65 years later,World War II veteran would serve happily
- Written by Moses Talemwa
At 82 years, you would think that his enthusiasm is dead, and that he would rather rest.
Far from it; John Nedoi remains proud of the part he played in World War II. And for him it is a story he has told repeatedly to anyone who has the time to listen.The young Nedoi, then aged just 18, left his home in Sironko (then part of Bugisu district) in January 1942 for Kampala. He was one of the young people selected by the colonial administrators to serve in the army.
The 38 youths recruited along with Nedoi from Mbale assembled in Kololo a month later.
“It was a dark morning and it threatened to rain,” he recalls.
Nedoi seems to have had a clear conviction as to why he was in Kololo.
“We joined to support our country and we felt that it was an honourable duty,” he says. They were screened by a British army officer whose name he doesn’t remember, before they were certified fit to continue.
Following the screening, Nedoi was sent to Embakasi camp near Nairobi, Kenya, for training. He was Recruit N-122948.
Nedoi was so enthusiastic during training, that in addition to his military training his supervisors allowed him to learn how to drive military vehicles.
He later became a mechanic, skills that would serve him better when he left military service.
“The training was tough but we had a good time and were taught everything we needed to be full and proper soldiers. And even today I can serve,” he says with a smile.
After a year in training, he was forwarded to the 7th regiment of the King’s African Rifles. Ugandans would later call this regiment the Abaseveni (from where Yoweri Museveni’s name was reportedly derived).
Nedoi and his colleagues (he doesn’t remember how many) were shipped to Mombasa and on to the North West Frontier of India in late 1944, where they waited for further instructions for about three months. The following year they were transferred to Burma, where they were supposed to stop the Japanese massacre of their Pakistani allies. Unfortunately, they arrived too late.

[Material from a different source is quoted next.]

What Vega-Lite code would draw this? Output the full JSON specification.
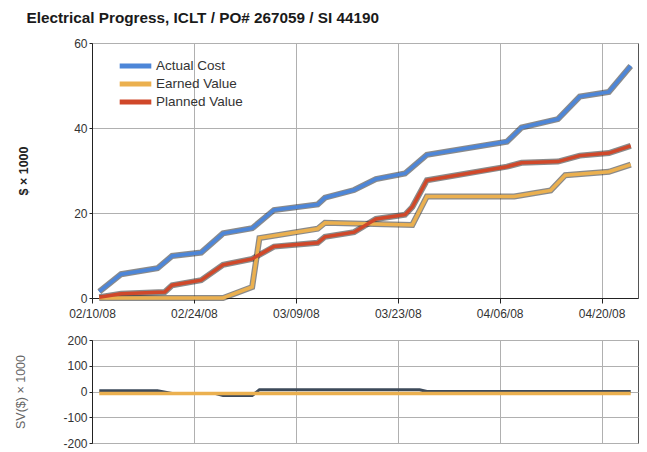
{
  "$schema": "https://vega.github.io/schema/vega-lite/v6.json",
  "autosize": {"type": "pad"},
  "padding": {"left": 14, "top": 11, "right": 0, "bottom": 1},
  "background": "white",
  "title": {
    "text": "Electrical Progress, ICLT / PO# 267059 / SI 44190",
    "anchor": "start",
    "frame": "bounds",
    "font": "Liberation Sans",
    "fontSize": 15.3,
    "fontWeight": "bold",
    "color": "#1a1a1a",
    "dx": 12,
    "offset": 10
  },
  "config": {
    "font": "Liberation Sans",
    "view": {"stroke": "#555", "strokeWidth": 1},
    "axis": {
      "labelFont": "Liberation Sans",
      "labelFontSize": 12,
      "labelColor": "#333",
      "gridColor": "#b0b0b0",
      "gridWidth": 1,
      "domainColor": "#222",
      "tickColor": "#222",
      "titleFont": "Liberation Sans"
    }
  },
  "datasets": {
    "main": [
      {"date": "2008-02-11", "series": "Actual Cost", "value": 1.5},
      {"date": "2008-02-14", "series": "Actual Cost", "value": 5.6},
      {"date": "2008-02-19", "series": "Actual Cost", "value": 7.0},
      {"date": "2008-02-21", "series": "Actual Cost", "value": 9.9},
      {"date": "2008-02-25", "series": "Actual Cost", "value": 10.7},
      {"date": "2008-02-28", "series": "Actual Cost", "value": 15.2},
      {"date": "2008-03-03", "series": "Actual Cost", "value": 16.4},
      {"date": "2008-03-06", "series": "Actual Cost", "value": 20.7},
      {"date": "2008-03-12", "series": "Actual Cost", "value": 22.0},
      {"date": "2008-03-13", "series": "Actual Cost", "value": 23.6},
      {"date": "2008-03-17", "series": "Actual Cost", "value": 25.4},
      {"date": "2008-03-20", "series": "Actual Cost", "value": 28.0},
      {"date": "2008-03-24", "series": "Actual Cost", "value": 29.3},
      {"date": "2008-03-27", "series": "Actual Cost", "value": 33.7},
      {"date": "2008-04-07", "series": "Actual Cost", "value": 36.8},
      {"date": "2008-04-09", "series": "Actual Cost", "value": 40.1},
      {"date": "2008-04-14", "series": "Actual Cost", "value": 42.1},
      {"date": "2008-04-17", "series": "Actual Cost", "value": 47.4},
      {"date": "2008-04-21", "series": "Actual Cost", "value": 48.5},
      {"date": "2008-04-24", "series": "Actual Cost", "value": 54.6},
      {"date": "2008-02-11", "series": "Earned Value", "value": 0},
      {"date": "2008-02-28", "series": "Earned Value", "value": 0},
      {"date": "2008-03-03", "series": "Earned Value", "value": 2.6},
      {"date": "2008-03-04", "series": "Earned Value", "value": 14.1},
      {"date": "2008-03-12", "series": "Earned Value", "value": 16.3},
      {"date": "2008-03-13", "series": "Earned Value", "value": 17.7},
      {"date": "2008-03-25", "series": "Earned Value", "value": 17.2},
      {"date": "2008-03-27", "series": "Earned Value", "value": 23.9},
      {"date": "2008-04-08", "series": "Earned Value", "value": 23.9},
      {"date": "2008-04-13", "series": "Earned Value", "value": 25.3},
      {"date": "2008-04-15", "series": "Earned Value", "value": 28.9},
      {"date": "2008-04-21", "series": "Earned Value", "value": 29.7},
      {"date": "2008-04-24", "series": "Earned Value", "value": 31.4},
      {"date": "2008-02-11", "series": "Planned Value", "value": 0.2},
      {"date": "2008-02-14", "series": "Planned Value", "value": 1.0},
      {"date": "2008-02-20", "series": "Planned Value", "value": 1.4},
      {"date": "2008-02-21", "series": "Planned Value", "value": 3.0},
      {"date": "2008-02-25", "series": "Planned Value", "value": 4.2},
      {"date": "2008-02-28", "series": "Planned Value", "value": 7.8},
      {"date": "2008-03-03", "series": "Planned Value", "value": 9.2},
      {"date": "2008-03-06", "series": "Planned Value", "value": 12.1},
      {"date": "2008-03-12", "series": "Planned Value", "value": 13.0},
      {"date": "2008-03-13", "series": "Planned Value", "value": 14.4},
      {"date": "2008-03-17", "series": "Planned Value", "value": 15.5},
      {"date": "2008-03-20", "series": "Planned Value", "value": 18.6},
      {"date": "2008-03-24", "series": "Planned Value", "value": 19.6},
      {"date": "2008-03-25", "series": "Planned Value", "value": 21.4},
      {"date": "2008-03-27", "series": "Planned Value", "value": 27.7},
      {"date": "2008-04-07", "series": "Planned Value", "value": 30.9},
      {"date": "2008-04-09", "series": "Planned Value", "value": 31.8},
      {"date": "2008-04-14", "series": "Planned Value", "value": 32.1},
      {"date": "2008-04-17", "series": "Planned Value", "value": 33.5},
      {"date": "2008-04-21", "series": "Planned Value", "value": 34.1},
      {"date": "2008-04-24", "series": "Planned Value", "value": 35.8}
    ],
    "sv": [
      {"date": "2008-02-11", "series": "SV", "value": 3},
      {"date": "2008-02-19", "series": "SV", "value": 3},
      {"date": "2008-02-21", "series": "SV", "value": -8},
      {"date": "2008-02-27", "series": "SV", "value": -8},
      {"date": "2008-02-28", "series": "SV", "value": -16},
      {"date": "2008-03-03", "series": "SV", "value": -16},
      {"date": "2008-03-04", "series": "SV", "value": 7},
      {"date": "2008-03-26", "series": "SV", "value": 7},
      {"date": "2008-03-27", "series": "SV", "value": 0},
      {"date": "2008-04-24", "series": "SV", "value": 0},
      {"date": "2008-02-11", "series": "EV", "value": -8},
      {"date": "2008-03-10", "series": "EV", "value": -8},
      {"date": "2008-04-24", "series": "EV", "value": -8}
    ]
  },
  "spacing": 13,
  "vconcat": [
    {
      "width": 546,
      "height": 255,
      "data": {"name": "main"},
      "encoding": {
        "x": {
          "field": "date",
          "type": "temporal",
          "scale": {"type": "utc", "domain": [{"year": 2008, "month": 2, "date": 10, "utc": true}, {"year": 2008, "month": 4, "date": 25, "utc": true}]},
          "axis": {
            "title": null,
            "format": "%m/%d/%y",
            "values": [
              {"year": 2008, "month": 2, "date": 10, "utc": true},
              {"year": 2008, "month": 2, "date": 24, "utc": true},
              {"year": 2008, "month": 3, "date": 9, "utc": true},
              {"year": 2008, "month": 3, "date": 23, "utc": true},
              {"year": 2008, "month": 4, "date": 6, "utc": true},
              {"year": 2008, "month": 4, "date": 20, "utc": true}
            ],
            "tickSize": 5,
            "labelPadding": 5,
            "labelOverlap": false,
            "labelFlush": false
          }
        },
        "y": {
          "field": "value",
          "type": "quantitative",
          "scale": {"domain": [0, 60], "nice": false},
          "axis": {
            "title": "$ × 1000",
            "titleFontSize": 12.5,
            "titleFontWeight": "bold",
            "titleColor": "#222",
            "titlePadding": 43,
            "values": [0, 20, 40, 60],
            "tickSize": 3,
            "labelPadding": 2
          }
        }
      },
      "layer": [
        {
          "mark": {"type": "line", "stroke": "#2a2a2a", "strokeWidth": 6, "opacity": 0.55},
          "encoding": {"detail": {"field": "series"}}
        },
        {
          "mark": {"type": "line", "strokeWidth": 3.5},
          "encoding": {
            "color": {
              "field": "series",
              "type": "nominal",
              "scale": {"domain": ["Actual Cost", "Earned Value", "Planned Value"], "range": ["#4d86d8", "#ebb04f", "#d0482a"]},
              "legend": {
                "title": null,
                "orient": "none",
                "legendX": 25,
                "legendY": 16,
                "symbolType": "stroke",
                "symbolSize": 1000,
                "symbolStrokeWidth": 5,
                "clipHeight": 14,
                "labelFontSize": 13.5,
                "labelColor": "#333",
                "labelFont": "Liberation Sans",
                "rowPadding": 4,
                "labelOffset": 2
              }
            }
          }
        }
      ]
    },
    {
      "width": 546,
      "height": 103,
      "data": {"name": "sv"},
      "encoding": {
        "x": {
          "field": "date",
          "type": "temporal",
          "scale": {"type": "utc", "domain": [{"year": 2008, "month": 2, "date": 10, "utc": true}, {"year": 2008, "month": 4, "date": 25, "utc": true}]},
          "axis": {
            "title": null,
            "labels": false,
            "ticks": false,
            "domain": false,
            "values": [
              {"year": 2008, "month": 2, "date": 10, "utc": true},
              {"year": 2008, "month": 2, "date": 24, "utc": true},
              {"year": 2008, "month": 3, "date": 9, "utc": true},
              {"year": 2008, "month": 3, "date": 23, "utc": true},
              {"year": 2008, "month": 4, "date": 6, "utc": true},
              {"year": 2008, "month": 4, "date": 20, "utc": true}
            ]
          }
        },
        "y": {
          "field": "value",
          "type": "quantitative",
          "scale": {"domain": [-200, 200], "nice": false},
          "axis": {
            "title": "SV($) × 1000",
            "titleFontSize": 12.5,
            "titleFontWeight": "normal",
            "titleColor": "#666",
            "titlePadding": 35,
            "values": [-200, -100, 0, 100, 200],
            "labelExpr": "datum.value < 0 ? '-' + abs(datum.value) : '' + datum.value",
            "tickSize": 3,
            "labelPadding": 2
          }
        }
      },
      "layer": [
        {
          "transform": [{"filter": "datum.series === 'SV'"}],
          "mark": {"type": "line", "stroke": "#3d4a5a", "strokeWidth": 3}
        },
        {
          "transform": [{"filter": "datum.series === 'EV'"}],
          "mark": {"type": "line", "stroke": "#ebb04f", "strokeWidth": 3.5}
        }
      ]
    }
  ]
}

The Japanese had finished the job, but had to withdraw after the Americans hit Nagasaki and Hiroshima with atomic bombs. As for Nedoi, he succumbed to malaria before proper fighting had started and had to be brought back to Kenya.
He was later discharged in 1948 and allowed to return home, where he set up a small business working as a vehicle mechanic in Mbale until 2003, when he finally retired to his home to tend his farm. It’s here that he grows maize and beans, principally to keep food on the table.
“Our farm is very small, we don’t sell anything, we just rely on our children and the food we grow,” he says.
Nedoi married his first wife in 1952, and they had eight children who are all still alive and living in Mbale and Busia. He is presently with his second wife after the first one died in 1992 of malaria.
“We treated her for malaria but she kept getting worse until she died,” he says, with a touch of nostalgia.
When asked if he would serve the army again, Nedoi’s enthusiasm is undiminished.
“I don’t regret serving in the army, it is the way we are treated after [serving] that hurts us,” he says. He looks around nervously before muttering something about not wanting to cause any trouble.
What Nedoi is referring to is a silent battle between Uganda’s various groups of ex-serviceman and the present government. In Nedoi’s case, Britain says it forwarded nearly Shs 20 billion to the Uganda Government in 1997 to compensate the World War II ex-servicemen for their services to the British Crown.
But the Ex-servicemen’s Association, to which he is a member, says it has never seen a coin.
“The money was forwarded to the Ministry of Defence but they have failed to pay the ex-servicemen or even account for the money,” says Peter Walubiri, the association’s lawyer.
Walubiri is concerned that the government has been considering compensating other ex-servicemen, who served under Idi Amin and Milton Obote’s governments, yet their case has all but been ignored.
“Some of us were deployed in Kenya, Abyssinia (Ethiopia) and Burma and came back with health complications,” said Francis Nam from Ojwina in Lira, who met Nedoi in Burma, having joined the armed services a year later. Nam had been deployed to work as a cook for the soldiers.
The Ex-servicemen’s Association has pressed for compensation from government for several years now, even threatening to go to court. After meeting President Museveni in 2002, they were promised farmland in Ssingo, near the military training wing. They however rejected the land, saying they want land in a more agriculturally suitable place.
In the meantime, the British Government has identified a fund under the Commonwealth Secretariat from which monies are sent to the ex-servicemen annually on a charitable basis.
It is from these funds that the ex-servicemen are invited to attend the annual Remembrance Day service in memory of those who died in the two world wars at their special memorial, erected just below the High Court. They also receive a transport refund.
As Nedoi and his fellow ex-servicemen attended this year’s Remembrance Day service, their thoughts were definitely with those who had failed to make it back home. The ones who died in far off territories as well as those who succumbed in Uganda years after their service had ended, as they waited in vain for compensation from the government.
Just as well there was no government representative at the ceremony to attend to their concerns.
Despite all that, Nedoi managed a smile as we took his photograph and then laughed. “We were real soldiers serving our country proudly.”